By current-starved you mean simply using a resistor value higher than what would be needed to achieve the specified max current rating of the LED. So basically, start with a high value and reduce it till the light intensity looks about right?

Also, if all you are interested in is using a LED as an visual ON/Off indicator, say on battery-powered equipment, then you can operate most LEDs in a current-starved mode. I have used Red ultra-bright LEDs as an On indicator with as little as 250uA of current. Even at that low current, they are plainly visible in direct sunlight...

 

[MrAl]

"about 6V" can be considered 5 V. That's what I get for not looking up the specs.

Hi,

He he

This is one of those spec's i like to be very careful about because even 5v might be too high and if they do spec 5v max then we really have to respect that. That might be similar to say 5v TTL where i'd never want to run at 6v or "about 6v" i'd want to run at very nearly 5v, plus or minus 5 percent. Adding to that, most of the LEDs i see do state 5v max reverse bias, and it always seems to be 5v if there is a spec at all. That makes it easy to remember too

LEDs are still evolving. Some LED's are not even spec'd for reverse bias these days, they just state that "LEDs are not made to be reverse biased", or something like that. To me that means dont even reverse bias at 1v.

 

[MrAl]

So bearing in mind the aim of my original question and all the excellent informative replies, it sounds as if all one really needs to do for a quick and dirty solution is connect the LED to the intended voltage with some high value series resistance and gradually reduce this till the LED is bright enough to be visible.

Hi,

That's a sure fire way to do it every time

As others have pointed out, you can calculate a rough estimate for the resistor based on the power supply voltage, but there are times when this might not work very well and that is when the power supply voltage is comparable to the LED voltage. The best bet then is to assume the LED voltage is the lowest possible.
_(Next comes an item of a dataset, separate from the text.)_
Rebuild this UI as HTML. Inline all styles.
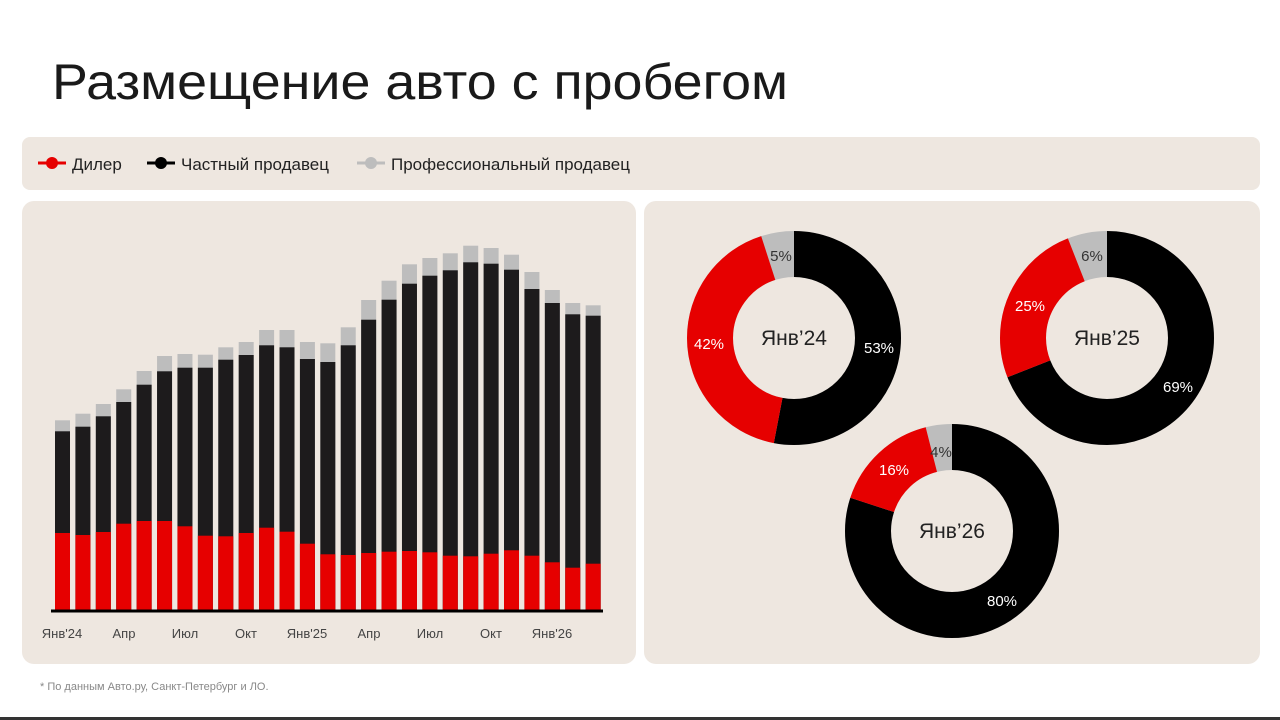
<!DOCTYPE html>
<html><head><meta charset="utf-8"><style>
html,body{margin:0;padding:0;background:#fff;}
svg{display:block;font-family:"Liberation Sans",sans-serif;}
</style></head><body>
<svg width="1280" height="720" viewBox="0 0 1280 720" xmlns="http://www.w3.org/2000/svg">
<rect width="1280" height="720" fill="#fff"/>
<text x="52" y="99" font-size="50" fill="#1a1a1a" textLength="736" lengthAdjust="spacingAndGlyphs">Размещение авто с пробегом</text>
<rect x="22" y="137" width="1238" height="53" rx="8" fill="#eee7e0"/>
<g font-size="17" fill="#222">
<line x1="38" y1="163" x2="66" y2="163" stroke="#e60000" stroke-width="3"/><circle cx="52" cy="163" r="6" fill="#e60000"/>
<text x="72" y="170">Дилер</text>
<line x1="147" y1="163" x2="175" y2="163" stroke="#000" stroke-width="3"/><circle cx="161" cy="163" r="6" fill="#000"/>
<text x="181" y="170" textLength="148" lengthAdjust="spacingAndGlyphs">Частный продавец</text>
<line x1="357" y1="163" x2="385" y2="163" stroke="#bdbdbd" stroke-width="3"/><circle cx="371" cy="163" r="6" fill="#bdbdbd"/>
<text x="391" y="170" textLength="239" lengthAdjust="spacingAndGlyphs">Профессиональный продавец</text>
</g>
<rect x="22" y="201" width="614" height="463" rx="12" fill="#eee7e0"/>
<rect x="644" y="201" width="616" height="463" rx="12" fill="#eee7e0"/>
<g fill="#bdbdbd">
<rect x="55" y="420.3" width="15" height="190.7"/><rect x="75.41" y="413.7" width="15" height="197.3"/><rect x="95.82" y="404" width="15" height="207"/><rect x="116.23" y="389.3" width="15" height="221.7"/><rect x="136.64" y="371" width="15" height="240"/><rect x="157.05" y="356" width="15" height="255"/><rect x="177.46" y="354" width="15" height="257"/><rect x="197.87" y="354.7" width="15" height="256.3"/><rect x="218.28" y="347.3" width="15" height="263.7"/><rect x="238.69" y="342" width="15" height="269"/><rect x="259.1" y="330" width="15" height="281"/><rect x="279.51" y="330" width="15" height="281"/><rect x="299.92" y="342" width="15" height="269"/><rect x="320.33" y="343.3" width="15" height="267.7"/><rect x="340.74" y="327.3" width="15" height="283.7"/><rect x="361.15" y="300" width="15" height="311"/><rect x="381.56" y="280.7" width="15" height="330.3"/><rect x="401.97" y="264.3" width="15" height="346.7"/><rect x="422.38" y="258" width="15" height="353"/><rect x="442.79" y="253.3" width="15" height="357.7"/><rect x="463.2" y="245.7" width="15" height="365.3"/><rect x="483.61" y="248" width="15" height="363"/><rect x="504.02" y="254.7" width="15" height="356.3"/><rect x="524.43" y="272" width="15" height="339"/><rect x="544.84" y="290" width="15" height="321"/><rect x="565.25" y="303" width="15" height="308"/><rect x="585.66" y="305.3" width="15" height="305.7"/>
</g>
<g fill="#1d1b1c">
<rect x="55" y="431.3" width="15" height="179.7"/><rect x="75.41" y="426.7" width="15" height="184.3"/><rect x="95.82" y="416.3" width="15" height="194.7"/><rect x="116.23" y="402" width="15" height="209"/><rect x="136.64" y="384.7" width="15" height="226.3"/><rect x="157.05" y="371.3" width="15" height="239.7"/><rect x="177.46" y="367.7" width="15" height="243.3"/><rect x="197.87" y="367.7" width="15" height="243.3"/><rect x="218.28" y="359.7" width="15" height="251.3"/><rect x="238.69" y="355" width="15" height="256"/><rect x="259.1" y="345.3" width="15" height="265.7"/><rect x="279.51" y="347.3" width="15" height="263.7"/><rect x="299.92" y="359" width="15" height="252"/><rect x="320.33" y="362" width="15" height="249"/><rect x="340.74" y="345.3" width="15" height="265.7"/><rect x="361.15" y="319.7" width="15" height="291.3"/><rect x="381.56" y="299.7" width="15" height="311.3"/><rect x="401.97" y="283.7" width="15" height="327.3"/><rect x="422.38" y="275.7" width="15" height="335.3"/><rect x="442.79" y="270.3" width="15" height="340.7"/><rect x="463.2" y="262.3" width="15" height="348.7"/><rect x="483.61" y="263.7" width="15" height="347.3"/><rect x="504.02" y="269.7" width="15" height="341.3"/><rect x="524.43" y="289" width="15" height="322"/><rect x="544.84" y="303" width="15" height="308"/><rect x="565.25" y="314.3" width="15" height="296.7"/><rect x="585.66" y="315.7" width="15" height="295.3"/>
</g>
<g fill="#e60000">
<rect x="55" y="533" width="15" height="78"/><rect x="75.41" y="535" width="15" height="76"/><rect x="95.82" y="532" width="15" height="79"/><rect x="116.23" y="523.7" width="15" height="87.3"/><rect x="136.64" y="521" width="15" height="90"/><rect x="157.05" y="521" width="15" height="90"/><rect x="177.46" y="526.3" width="15" height="84.7"/><rect x="197.87" y="535.7" width="15" height="75.3"/><rect x="218.28" y="536.3" width="15" height="74.7"/><rect x="238.69" y="533" width="15" height="78"/><rect x="259.1" y="527.7" width="15" height="83.3"/><rect x="279.51" y="531.7" width="15" height="79.3"/><rect x="299.92" y="543.7" width="15" height="67.3"/><rect x="320.33" y="554.3" width="15" height="56.7"/><rect x="340.74" y="555" width="15" height="56"/><rect x="361.15" y="553" width="15" height="58"/><rect x="381.56" y="551.7" width="15" height="59.3"/><rect x="401.97" y="551" width="15" height="60"/><rect x="422.38" y="552.3" width="15" height="58.7"/><rect x="442.79" y="555.7" width="15" height="55.3"/><rect x="463.2" y="556.3" width="15" height="54.7"/><rect x="483.61" y="553.7" width="15" height="57.3"/><rect x="504.02" y="550.3" width="15" height="60.7"/><rect x="524.43" y="555.7" width="15" height="55.3"/><rect x="544.84" y="562.3" width="15" height="48.7"/><rect x="565.25" y="567.7" width="15" height="43.3"/><rect x="585.66" y="563.7" width="15" height="47.3"/>
</g>
<line x1="51" y1="611" x2="603" y2="611" stroke="#000" stroke-width="3"/>
<g font-size="13" fill="#444" text-anchor="middle">
<text x="62" y="638">Янв'24</text><text x="124" y="638">Апр</text><text x="185" y="638">Июл</text><text x="246" y="638">Окт</text><text x="307" y="638">Янв'25</text><text x="369" y="638">Апр</text><text x="430" y="638">Июл</text><text x="491" y="638">Окт</text><text x="552" y="638">Янв'26</text>
</g>
<g fill="none" stroke-width="46">
<g transform="translate(794,338) rotate(-90)">
<circle r="84" stroke="#bdbdbd"/>
<circle r="84" stroke="#000" stroke-dasharray="279.73 600"/>
<circle r="84" stroke="#e60000" stroke-dasharray="221.67 600" stroke-dashoffset="-279.73"/>
</g>
<g transform="translate(1107,338) rotate(-90)">
<circle r="84" stroke="#bdbdbd"/>
<circle r="84" stroke="#000" stroke-dasharray="364.18 600"/>
<circle r="84" stroke="#e60000" stroke-dasharray="131.95 600" stroke-dashoffset="-364.18"/>
</g>
<g transform="translate(952,531) rotate(-90)">
<circle r="84" stroke="#bdbdbd"/>
<circle r="84" stroke="#000" stroke-dasharray="422.23 600"/>
<circle r="84" stroke="#e60000" stroke-dasharray="84.45 600" stroke-dashoffset="-422.23"/>
</g>
</g>
<g font-size="21" fill="#222" text-anchor="middle">
<text x="794" y="345">Янв’24</text><text x="1107" y="345">Янв’25</text><text x="952" y="538">Янв’26</text>
</g>
<g font-size="15" fill="#fff" text-anchor="middle">
<text x="879" y="353">53%</text><text x="709" y="349">42%</text>
<text x="1178" y="392">69%</text><text x="1030" y="311">25%</text>
<text x="1002" y="606">80%</text><text x="894" y="475">16%</text>
</g>
<g font-size="15" fill="#333" text-anchor="middle">
<text x="781" y="261">5%</text><text x="1092" y="261">6%</text><text x="941" y="457">4%</text>
</g>
<text x="40" y="690" font-size="11" fill="#888">* По данным Авто.ру, Санкт-Петербург и ЛО.</text>
<rect x="0" y="717" width="1280" height="3" fill="#333"/>
</svg>
</body></html>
For example, if we take the lowest LED voltage to be 1.5v and the highest to be 3.6v, we can do two calculations knowing these two voltages (and set current of 10ma):
R1=(Vs-1.5)/0.010
and
R2=(Vs-3.6)/0.010

So lets say the power supply voltage Vs is 20v, we get two values:
R1=(20-1.5)/0.010=1850 ohms
R2=(20-3.6)/0.010=1640 ohms

We can see that the value of the resistor will always be between 1640 and 1850 ohms. If we start with the higher value, we should be ok, then we can check the current and decrease if needed.

But lets say the voltage is only 10v, we get two values again:
R1=(10-1.5)/0.010=850 ohms
R2=(10-3.6)/0.010=640 ohms

and now we see that it would be a good idea to start with 850 ohms.

But what if the voltage is only 5v, we get two again:
R1=(5-1.5)/0.010=350 ohms
R2=(5-3.6)/0.010=140 ohms

Here we see that we should start with 350 ohms, because if we start with 140 ohms we'll get a current that is too high if we happen to have an LED with a forward voltage near 1.5v:
I=(5-1.5)/140=0.025 amps.

but even that wont blow out the LED if it is rated for 20ma.

When the voltage gets REALLY close to the LED voltage that's a different story as with 4v:
R1=(4-1.5)/0.010=250 ohms
R2=(4-3.6)/0.010=40 ohms

From this we can see that a good starting value is (Vs-1.5)/I where Vs is the power supply voltage and I is the desired current.

Also worth mentioning is in a battery application we might want to calculate the current with a new battery and with a battery that is run down a bit so we know how much brightness we will loose as the battery runs down over time.

 

[Trevor Rymell]

Mr AI

Thank you for your generous time and effort in such a detailed reply. I'll try out some of the math on my spare LEDs.
Trevor